Eliminating textile waste requires new ways of thinking
Newly-minted doctor Holly McQuillan has always had a burning interest in the environment and wanted to help improve it. The textile industry is not environmentally-friendly in its current form. McQuillan’s doctoral thesis, Zero Waste System Thinking: Multimorphic Textile-Forms, aims to explore new methods of eliminating textile waste in the part of clothing production that takes place before the garments even reach the consumer: the waste material that ends up on the floor during cutting and sewing. Cutting and sewing is still the most common way of making clothes, and during that process, a lot of waste is generated.
More than a design method
The doctoral thesis focuses on the environmental crisis and the concept of making zero waste. Initially, Holly McQuillan saw zero waste only as a design method, but during field studies and interviews at various companies, it soon became clear that zero waste is in fact a way of thinking, and that existing conventional systems limit how industry and society think about the waste problem.
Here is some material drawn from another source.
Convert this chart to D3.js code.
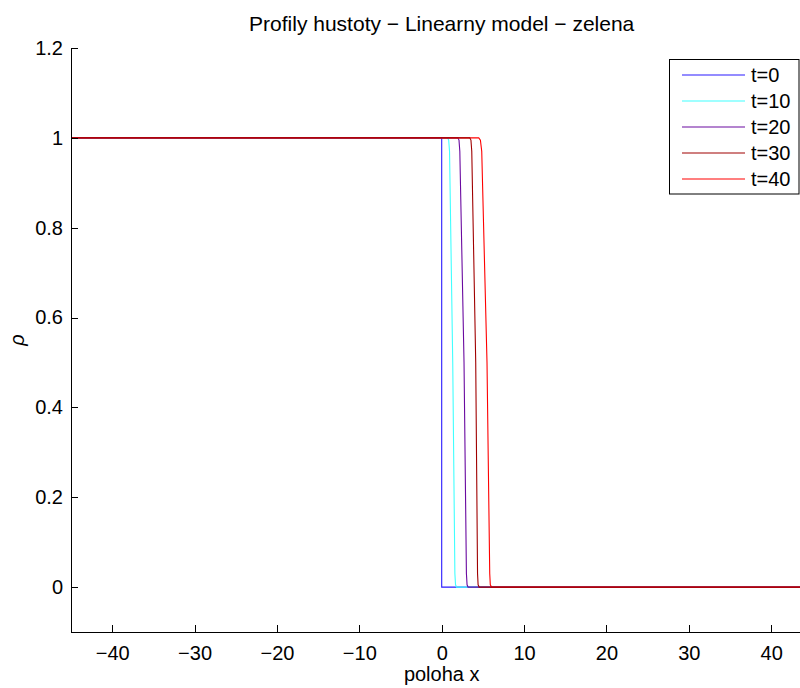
<!DOCTYPE html>
<html>
<head>
<meta charset="utf-8">
<script src="https://cdn.jsdelivr.net/npm/d3@7/dist/d3.min.js"></script>
<style>
  html, body { margin: 0; padding: 0; background: #fff; }
  svg { display: block; font-family: "Liberation Sans", Arial, Helvetica, sans-serif; }
</style>
</head>
<body>
<svg id="chart" width="800" height="688"></svg>
<script>
// Density profiles rho(x) at successive times
const seriesLabels = ["t=0", "t=10", "t=20", "t=30", "t=40"];
const seriesColors = ["#2a1aff", "#40ffff", "#6a0aa0", "#a00000", "#ff0000"];

const xT0  = [-45, 0, 0, 45];
const rhoT0 = [1, 1, 0, 0];
const xT10  = [-45, 0.7, 0.85, 0.95, 1.34, 1.60, 1.68, 1.8, 45];
const rhoT10 = [1, 1, 0.995, 0.97, 0.5, 0.03, 0.005, 0, 0];
const xT20  = [-45, 1.95, 2.1, 2.2, 2.71, 3.0, 3.08, 3.2, 45];
const rhoT20 = [1, 1, 0.995, 0.97, 0.5, 0.03, 0.005, 0, 0];
const xT30  = [-45, 3.4, 3.55, 3.65, 4.13, 4.35, 4.42, 4.55, 45];
const rhoT30 = [1, 1, 0.995, 0.97, 0.5, 0.03, 0.005, 0, 0];
const xT40  = [-45, 4.5, 4.7, 4.86, 5.5, 5.83, 5.9, 6.05, 45];
const rhoT40 = [1, 1, 0.995, 0.97, 0.5, 0.03, 0.005, 0, 0];

const profilesX = [xT0, xT10, xT20, xT30, xT40];
const profilesRho = [rhoT0, rhoT10, rhoT20, rhoT30, rhoT40];
// t=30 is painted last so it sits on top where the profiles overlap
const drawOrder = [0, 1, 2, 4, 3];

const xTicks = [-40, -30, -20, -10, 0, 10, 20, 30, 40];
const yTicks = [0, 0.2, 0.4, 0.6, 0.8, 1, 1.2];

const titleText = "Profily hustoty \u2212 Linearny model \u2212 zelena";
const xLabelText = "poloha x";
const yLabelText = "\u03C1";

const svg = d3.select("#chart");
const W = 800, H = 688;
const plot = { left: 71, right: 812.4, top: 48, bottom: 632 };
const fontSize = 20;

const x = d3.scaleLinear().domain([-45, 45]).range([plot.left, plot.right]);
const y = d3.scaleLinear().domain([-0.1, 1.2]).range([plot.bottom, plot.top]);

svg.append("rect").attr("width", W).attr("height", H).attr("fill", "#fff");

// curves
const clip = svg.append("clipPath").attr("id", "plotclip")
  .append("rect").attr("x", plot.left).attr("y", plot.top)
  .attr("width", plot.right - plot.left).attr("height", plot.bottom - plot.top);

const line = d3.line().x(d => x(d[0])).y(d => y(d[1]));
const curves = svg.append("g").attr("clip-path", "url(#plotclip)");
drawOrder.forEach(i => {
  const pts = profilesX[i].map((v, k) => [v, profilesRho[i][k]]);
  curves.append("path")
    .attr("d", line(pts))
    .attr("fill", "none")
    .attr("stroke", seriesColors[i])
    .attr("stroke-width", 1.1);
});

// axes
const fmtX = d => (d < 0 ? "\u2212" + Math.abs(d) : String(d));
const fmtY = d => String(d);

const xAxis = svg.append("g")
  .attr("transform", `translate(0,${plot.bottom})`)
  .call(d3.axisBottom(x).tickValues(xTicks).tickFormat(fmtX).tickSizeInner(-7).tickSizeOuter(0).tickPadding(14));
const yAxis = svg.append("g")
  .attr("transform", `translate(${plot.left},0)`)
  .call(d3.axisLeft(y).tickValues(yTicks).tickFormat(fmtY).tickSizeInner(-7).tickSizeOuter(0).tickPadding(8));

[xAxis, yAxis].forEach(g => {
  g.selectAll("path.domain").attr("stroke", "#000").attr("shape-rendering", "crispEdges");
  g.selectAll(".tick line").attr("stroke", "#000").attr("shape-rendering", "crispEdges");
  g.selectAll(".tick text")
    .attr("fill", "#000")
    .style("font-size", fontSize + "px")
    .style("font-family", "'Liberation Sans', Arial, sans-serif");
});
// tick labels below the axis, y ticks pointing inward
xAxis.selectAll(".tick text").attr("y", 14).attr("dy", "0.71em");
yAxis.selectAll(".tick text").attr("x", -8);

// title and axis labels
const cx = (plot.left + plot.right) / 2;
svg.append("text")
  .attr("x", cx).attr("y", 31)
  .attr("text-anchor", "middle")
  .style("font-size", "21px")
  .text(titleText);

svg.append("text")
  .attr("x", cx).attr("y", 681)
  .attr("text-anchor", "middle")
  .style("font-size", fontSize + "px")
  .text(xLabelText);

svg.append("text")
  .attr("transform", `translate(24,${(plot.top + plot.bottom) / 2}) rotate(-90)`)
  .attr("text-anchor", "middle")
  .style("font-size", fontSize + "px")
  .style("font-style", "italic")
  .text(yLabelText);

// legend
const leg = { x0: 669.5, y0: 59.5, x1: 799, rowH: 26, firstRow: 75 };
const legG = svg.append("g");
legG.append("rect")
  .attr("x", leg.x0).attr("y", leg.y0)
  .attr("width", leg.x1 - leg.x0)
  .attr("height", leg.firstRow - leg.y0 + leg.rowH * (seriesLabels.length - 1) + 15)
  .attr("fill", "#fff").attr("stroke", "#000").attr("stroke-width", 1);
seriesLabels.forEach((lab, i) => {
  const yy = leg.firstRow + i * leg.rowH;
  legG.append("line")
    .attr("x1", 682).attr("x2", 745)
    .attr("y1", yy).attr("y2", yy)
    .attr("stroke", seriesColors[i]).attr("stroke-width", 1.1);
  legG.append("text")
    .attr("x", 751).attr("y", yy)
    .attr("dy", "0.35em")
    .style("font-size", fontSize + "px")
    .text(lab);
});
</script>
</body>
</html>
Therefore, the next step in the doctoral thesis research was to explore the concept of zero waste through experimental research as a system, primarily focused on different visions of the future.
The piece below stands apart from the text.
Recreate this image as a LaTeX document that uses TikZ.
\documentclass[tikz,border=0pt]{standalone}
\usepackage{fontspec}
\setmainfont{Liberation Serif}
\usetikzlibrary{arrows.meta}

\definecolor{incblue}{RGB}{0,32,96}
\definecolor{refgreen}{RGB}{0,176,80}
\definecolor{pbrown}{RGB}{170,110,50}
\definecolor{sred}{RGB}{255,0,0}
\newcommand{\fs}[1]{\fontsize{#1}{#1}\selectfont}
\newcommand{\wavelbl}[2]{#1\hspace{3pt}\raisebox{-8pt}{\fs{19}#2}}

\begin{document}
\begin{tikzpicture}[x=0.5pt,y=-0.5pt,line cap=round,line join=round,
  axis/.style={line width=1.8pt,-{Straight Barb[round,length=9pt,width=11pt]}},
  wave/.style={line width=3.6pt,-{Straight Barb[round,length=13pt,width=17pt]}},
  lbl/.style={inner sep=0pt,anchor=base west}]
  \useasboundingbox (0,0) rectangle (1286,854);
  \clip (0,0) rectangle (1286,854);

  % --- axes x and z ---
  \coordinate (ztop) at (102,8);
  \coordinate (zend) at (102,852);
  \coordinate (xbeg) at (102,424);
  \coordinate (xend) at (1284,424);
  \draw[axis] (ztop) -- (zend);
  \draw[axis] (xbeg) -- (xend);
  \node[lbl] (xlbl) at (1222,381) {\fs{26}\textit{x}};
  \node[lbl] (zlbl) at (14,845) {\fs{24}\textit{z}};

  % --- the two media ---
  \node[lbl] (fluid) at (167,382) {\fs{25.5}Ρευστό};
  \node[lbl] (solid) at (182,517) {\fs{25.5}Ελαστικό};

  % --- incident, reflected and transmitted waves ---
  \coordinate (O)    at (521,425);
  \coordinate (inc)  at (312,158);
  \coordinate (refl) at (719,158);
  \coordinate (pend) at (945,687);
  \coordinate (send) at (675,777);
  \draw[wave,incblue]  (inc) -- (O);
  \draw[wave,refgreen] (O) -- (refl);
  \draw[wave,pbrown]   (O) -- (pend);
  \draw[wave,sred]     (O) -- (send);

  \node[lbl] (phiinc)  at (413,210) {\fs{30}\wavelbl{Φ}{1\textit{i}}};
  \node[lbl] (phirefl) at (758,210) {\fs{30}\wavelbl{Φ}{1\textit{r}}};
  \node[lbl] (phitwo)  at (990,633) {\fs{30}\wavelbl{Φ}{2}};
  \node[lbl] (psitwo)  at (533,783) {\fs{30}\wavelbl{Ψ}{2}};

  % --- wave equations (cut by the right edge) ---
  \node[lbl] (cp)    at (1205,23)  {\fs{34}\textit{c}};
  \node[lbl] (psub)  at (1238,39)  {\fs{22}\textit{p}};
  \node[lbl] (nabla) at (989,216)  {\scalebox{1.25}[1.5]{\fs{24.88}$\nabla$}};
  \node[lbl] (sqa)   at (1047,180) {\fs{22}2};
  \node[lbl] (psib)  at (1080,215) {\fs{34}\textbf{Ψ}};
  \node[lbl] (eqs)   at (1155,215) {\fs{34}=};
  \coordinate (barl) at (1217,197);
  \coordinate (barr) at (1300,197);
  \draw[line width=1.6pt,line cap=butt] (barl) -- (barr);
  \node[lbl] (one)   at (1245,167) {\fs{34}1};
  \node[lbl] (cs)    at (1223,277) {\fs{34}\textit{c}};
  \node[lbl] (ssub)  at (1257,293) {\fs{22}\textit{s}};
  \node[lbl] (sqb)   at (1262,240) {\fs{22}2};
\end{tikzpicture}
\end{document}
“Design requires several perspectives at the same time: the composition of the material, origin, design, target audience, the context in which it is manufactured, the waste it creates, the industry and the surrounding society and – most importantly – the earth,” said Holly McQuillan.
In the results of her doctoral thesis, she presents a number of thought models, or “Zero Waste System Thinking” models, also called ZWST. They serve as tools to be able to look at industry in a holistic way and combine theory with industry practice – with the goal of creating a broader understanding of the environment and the social context we all find ourselves in.
“All human activity needs to be nested within the bigger system we all function within – the earth. The system we have now was built over a time where we thought earth's resources and capacity were unlimited – we now know that to be untrue. This model aims to support the industry and designers to move beyond responding to the systems we currently have,” said Holly McQuillan.
Weaving of whole garments
She also used the ZWST model to develop design methods for weaving entire garments. She has further selected three groups of textile forms: flat, knitted, and three-dimensional – all with enormous potential to reduce textile waste. Conventional weaving, where the traditional "sewing and cutting" method dominates, is today two-dimensional and thus not as effective. At present, designers lack knowledge about the connection between woven textiles and shape, which limits their ability to contribute to change. As a solution, Holly McQuillan highlights three-dimensional shapes created through casting, sculpting, and printing. Through three-dimensional weaving with a textile shape that dives deep into the textile system and embeds the shape into the textile structure itself, the door to a more sustainable and holistic design is opened.
“I call this way of thinking ‘multimorphic,’” said Holly McQuillan, and points out that the new technology turns the conventional industry's supply chain upside down.
There is no economic benefit for the business community to strive for zero waste in the current business model, but with new legislation, this can be changed. Holly McQuillan's hope is that companies, independent designers, researchers, and students will now be able to use the ZWST models to map their current ways of working and thereby see where there is a need for change or where new systems can be created. For example, weavers can use the design methods for textile forms that have been developed in order to become clothing manufacturers, and brands can develop innovative design and production by weaving entire garments.
“We can get textile industries to move towards the sustainable future we need,” said Holly McQuillan, who imagines local manufacturing that takes place to order and does not create any waste from production.
Her vision is a future where regenerative microsystems in the textile industry are combined with hyperlocal design and regenerative production that are linked together digitally.
It is also hoped that other fields, in addition to textiles and fashion, will use the models to think differently about their own industry – and thus contribute to a more sustainable future.
Wants to continue to research
Holly McQuillan, who comes from New Zealand, is happy to have now defended her doctoral thesis and looks back on four rewarding years at the Swedish School of Textiles.
“It has been so great! The studio environment at Borås is amazing, my colleagues are wonderful and challenging and supportive, and the facilities are some of the best in the world.”
Holly McQuillan wants to continue with her research and build on the collaborations she has started.
“I would love to work with researchers in fashion and textile management, business management, fibre development, textile technology, and agriculture, and more, to expand my research further. I also love teaching, especially helping students understand the complexities of the fashion and textile industry in regards to sustainability.”
She would like to stay at the University of Borås; she is looking for new, interesting challenges and has, among other things, applied for funding to be able to continue the work she started as part of her doctorate.
“It's an exciting field, and there's growing interest in transforming the fashion and textile industries. I hope to be a part of that transformation!” said Holly McQuillan expectantly.